EXERCISE TASK: Take the listing from its first line through the line that contains "const social1 = [-0.12, -0.54, 0.68, -2.25, 2.26];" and please retype those lines exactly, leaving out the pictures.

INFORMATION SUPPLIED:
◇ ◇ ◇ ◇ ◇ ◇ ◇
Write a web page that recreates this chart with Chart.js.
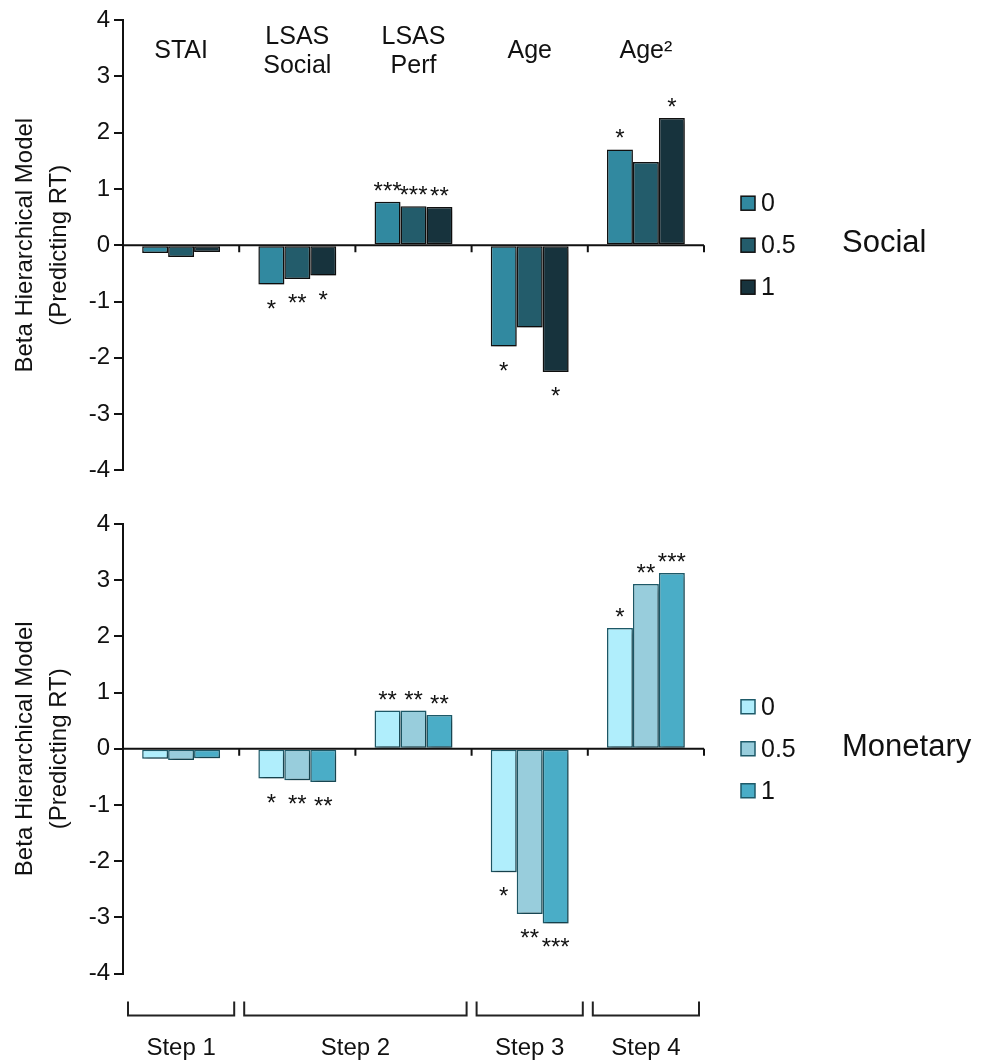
<!DOCTYPE html>
<html>
<head>
<meta charset="utf-8">
<script src="https://cdn.jsdelivr.net/npm/chart.js@4.4.1/dist/chart.umd.min.js"></script>
<style>
  body { margin: 0; background: #fff; }
  #wrap { position: relative; width: 987px; height: 1063px; }
  canvas { position: absolute; left: 0; }
  #socialChart { top: 0; }
  #monetaryChart { top: 500px; }
</style>
</head>
<body>
<div id="wrap">
  <canvas id="socialChart" width="987" height="500"></canvas>
  <canvas id="monetaryChart" width="987" height="563"></canvas>
</div>
<script>
// ---- data ----
const categories = ["STAI", ["LSAS", "Social"], ["LSAS", "Perf"], "Age", "Age²"];
const seriesLabels = ["0", "0.5", "1"];
const yTicks = [-4, -3, -2, -1, 0, 1, 2, 3, 4];

const social0 = [-0.14, -0.70, 0.77, -1.80, 1.70];
const social05 = [-0.21, -0.60, 0.69, -1.46, 1.48];
const social1 = [-0.12, -0.54, 0.68, -2.25, 2.26];

const monetary0 = [-0.18, -0.53, 0.68, -2.20, 2.15];
const monetary05 = [-0.20, -0.56, 0.68, -2.94, 2.93];
const monetary1 = [-0.17, -0.59, 0.60, -3.11, 3.13];

const socialSig0 = ["", "*", "***", "*", "*"];
const socialSig05 = ["", "**", "***", "", ""];
const socialSig1 = ["", "*", "**", "*", "*"];

const monetarySig0 = ["", "*", "**", "*", "*"];
const monetarySig05 = ["", "**", "**", "**", "**"];
const monetarySig1 = ["", "**", "**", "***", "***"];

const steps = ["Step 1", "Step 2", "Step 3", "Step 4"];
const stepFirst = [0, 1, 3, 4];
const stepLast = [0, 2, 3, 4];

const FONT = "'Liberation Sans', Arial, Helvetica, sans-serif";
const INK = "#111";

/* ------------------------------------------------------------ */

function panelPlugin(cfg) {
  return {
    id: "panel",
    beforeDatasetsDraw(chart) {
      const ctx = chart.ctx;
      ctx.save();
      ctx.shadowColor = "rgba(0, 0, 0, 0.35)";
      ctx.shadowBlur = 5;
      ctx.shadowOffsetX = 2;
      ctx.shadowOffsetY = 3;
    },
    afterDatasetsDraw(chart) {
      const ctx = chart.ctx;
      ctx.restore();

      const x = chart.scales.x;
      const y = chart.scales.y;
      const area = chart.chartArea;
      const step = x.width / categories.length;
      const y0 = y.getPixelForValue(0);

      ctx.save();
      // zero line with group ticks
      ctx.strokeStyle = INK;
      ctx.lineWidth = 2;
      ctx.beginPath();
      ctx.moveTo(area.left, y0);
      ctx.lineTo(area.right, y0);
      for (let i = 0; i < categories.length; i++) {
        const bx = x.getPixelForValue(i) + step / 2;
        ctx.moveTo(bx, y0);
        ctx.lineTo(bx, y0 + 7);
      }
      ctx.stroke();

      // significance stars
      ctx.fillStyle = INK;
      ctx.font = "24px " + FONT;
      ctx.textAlign = "center";
      ctx.textBaseline = "alphabetic";
      chart.data.datasets.forEach((ds, d) => {
        const meta = chart.getDatasetMeta(d);
        cfg.sigs[d].forEach((s, i) => {
          if (!s) return;
          const bar = meta.data[i];
          const ty = ds.data[i] >= 0 ? bar.y - 3 : bar.y + 32;
          ctx.fillText(s, bar.x, ty);
        });
      });

      // legend
      const cy = (area.top + area.bottom) / 2;
      ctx.textAlign = "left";
      ctx.textBaseline = "middle";
      ctx.font = "25px " + FONT;
      seriesLabels.forEach((lab, k) => {
        const ly = cy + (k - 1) * 42;
        ctx.fillStyle = cfg.colors[k];
        ctx.fillRect(741, ly - 7, 14, 14);
        ctx.strokeStyle = cfg.border;
        ctx.lineWidth = 1.5;
        ctx.strokeRect(741, ly - 7, 14, 14);
        ctx.fillStyle = INK;
        ctx.fillText(lab, 761, ly + 1);
      });

      // panel name
      ctx.textBaseline = "alphabetic";
      ctx.font = "31px " + FONT;
      ctx.fillText(cfg.name, 842, cy + 7);

      // category names at the top
      if (cfg.showCategories) {
        ctx.font = "25px " + FONT;
        ctx.textAlign = "center";
        categories.forEach((c, i) => {
          const lines = Array.isArray(c) ? c : [c];
          const cx = x.getPixelForValue(i);
          lines.forEach((line, j) => {
            ctx.fillText(line, cx, area.top + 38 + (j - (lines.length - 1) / 2) * 29);
          });
        });
      }

      // step brackets at the bottom
      if (cfg.showSteps) {
        ctx.strokeStyle = "#222";
        ctx.lineWidth = 2;
        ctx.font = "24px " + FONT;
        ctx.textAlign = "center";
        steps.forEach((s, k) => {
          const x1 = x.getPixelForValue(stepFirst[k]) - step / 2 + 5;
          const x2 = x.getPixelForValue(stepLast[k]) + step / 2 - 5;
          const top = area.bottom + 28;
          const bot = area.bottom + 42;
          ctx.beginPath();
          ctx.moveTo(x1, top);
          ctx.lineTo(x1, bot);
          ctx.lineTo(x2, bot);
          ctx.lineTo(x2, top);
          ctx.stroke();
          ctx.fillText(s, (x1 + x2) / 2, area.bottom + 81);
        });
      }
      ctx.restore();
    },
  };
}

function makePanel(canvasId, values, sigs, colors, border, name, padding, showCategories, showSteps) {
  const ctx = document.getElementById(canvasId).getContext("2d");
  return new Chart(ctx, {
    type: "bar",
    data: {
      labels: categories,
      datasets: values.map((v, k) => ({
        label: seriesLabels[k],
        data: v,
        backgroundColor: colors[k],
        borderColor: border,
        borderWidth: 1.5,
        borderSkipped: false,
        categoryPercentage: 0.67,
        barPercentage: 1.0,
      })),
    },
    options: {
      responsive: false,
      devicePixelRatio: 1,
      animation: false,
      layout: { padding: padding },
      plugins: {
        legend: { display: false },
        tooltip: { enabled: false },
      },
      scales: {
        x: { display: false, offset: true },
        y: {
          min: -4,
          max: 4,
          afterBuildTicks: (s) => {
            s.ticks = yTicks.map((v) => ({ value: v }));
          },
          afterFit: (s) => {
            s.width = 123;
          },
          border: { display: true, color: INK, width: 2 },
          grid: {
            drawOnChartArea: false,
            drawTicks: true,
            tickLength: 9,
            color: INK,
            lineWidth: 2,
          },
          ticks: {
            color: INK,
            padding: 4,
            font: { family: FONT, size: 24 },
          },
          title: {
            display: true,
            text: ["Beta Hierarchical Model", "(Predicting RT)"],
            color: INK,
            font: { family: FONT, size: 24, lineHeight: 1.4 },
            padding: { top: 9, bottom: 0 },
          },
        },
      },
    },
    plugins: [
      panelPlugin({ sigs: sigs, colors: colors, border: border, name: name, showCategories: showCategories, showSteps: showSteps }),
    ],
  });
}

/* ------------------------------------------------------------ */

const socialChart = makePanel(
  "socialChart",
  [social0, social05, social1],
  [socialSig0, socialSig05, socialSig1],
  ["#3189a0", "#235c6b", "#17333d"],
  "#111",
  "Social",
  { top: 20, right: 283, bottom: 29.6, left: 0 },
  true,
  false
);

const monetaryChart = makePanel(
  "monetaryChart",
  [monetary0, monetary05, monetary1],
  [monetarySig0, monetarySig05, monetarySig1],
  ["#b0eefc", "#98cddc", "#4aadc7"],
  "#1e5a69",
  "Monetary",
  { top: 24, right: 283, bottom: 89.5, left: 0 },
  false,
  true
);
</script>
</body>
</html>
◇ ◇ ◇ ◇ ◇ ◇ ◇
SOLVED EXERCISE:
Write a web page that recreates this chart with Chart.js.
<!DOCTYPE html>
<html>
<head>
<meta charset="utf-8">
<script src="https://cdn.jsdelivr.net/npm/chart.js@4.4.1/dist/chart.umd.min.js"></script>
<style>
  body { margin: 0; background: #fff; }
  #wrap { position: relative; width: 987px; height: 1063px; }
  canvas { position: absolute; left: 0; }
  #socialChart { top: 0; }
  #monetaryChart { top: 500px; }
</style>
</head>
<body>
<div id="wrap">
  <canvas id="socialChart" width="987" height="500"></canvas>
  <canvas id="monetaryChart" width="987" height="563"></canvas>
</div>
<script>
// ---- data ----
const categories = ["STAI", ["LSAS", "Social"], ["LSAS", "Perf"], "Age", "Age²"];
const seriesLabels = ["0", "0.5", "1"];
const yTicks = [-4, -3, -2, -1, 0, 1, 2, 3, 4];

const social0 = [-0.14, -0.70, 0.77, -1.80, 1.70];
const social05 = [-0.21, -0.60, 0.69, -1.46, 1.48];
const social1 = [-0.12, -0.54, 0.68, -2.25, 2.26];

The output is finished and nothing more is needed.